In deze zaak heeft de Rechtbank Overijssel op 5 juli 2016 uitspraak gedaan in een civiele procedure tussen [eiser] en de besloten vennootschap [X], h.o.d.n. Domica Zwolle. De zaak betreft de terugvordering van bemiddelingskosten die door [eiser] onverschuldigd zijn betaald aan de eenmanszaak van de heer [A], die op 31 december 2015 is ingebracht in de besloten vennootschap [X]. De eiser vorderde een bedrag van € 1.279,81, vermeerderd met wettelijke rente en kosten, omdat hij meende dat de bemiddelingskosten onterecht waren betaald aan de eenmanszaak, die inmiddels niet meer bestond.

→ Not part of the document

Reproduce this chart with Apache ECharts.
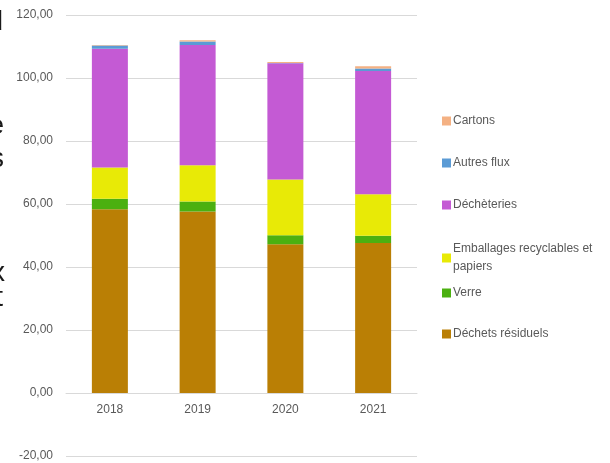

De rechtbank heeft vastgesteld dat de eiser een huurovereenkomst had gesloten met de eigenaar van een woning, waarbij bemiddelingskosten aan Domica zijn betaald. Na de inbreng van de eenmanszaak in de besloten vennootschap, stelde de eiser dat [X] nu verantwoordelijk was voor de terugbetaling van deze kosten. De gedaagde partij, [X], betwistte de vordering en stelde dat zij niet gehouden was tot terugbetaling, omdat de betaling was gedaan aan de eenmanszaak vóór de oprichting van [X].
De rechtbank oordeelde dat er sprake was van schuldoverneming, omdat de vordering tot terugbetaling van de bemiddelingskosten was overgenomen door [X] na de inbreng van de eenmanszaak. De rechtbank wees de vordering van [eiser] toe, omdat [X] niet had aangetoond dat de vordering niet was ingebracht in de vennootschap. De rechtbank veroordeelde [X] tot betaling van het gevorderde bedrag, vermeerderd met wettelijke rente en proceskosten.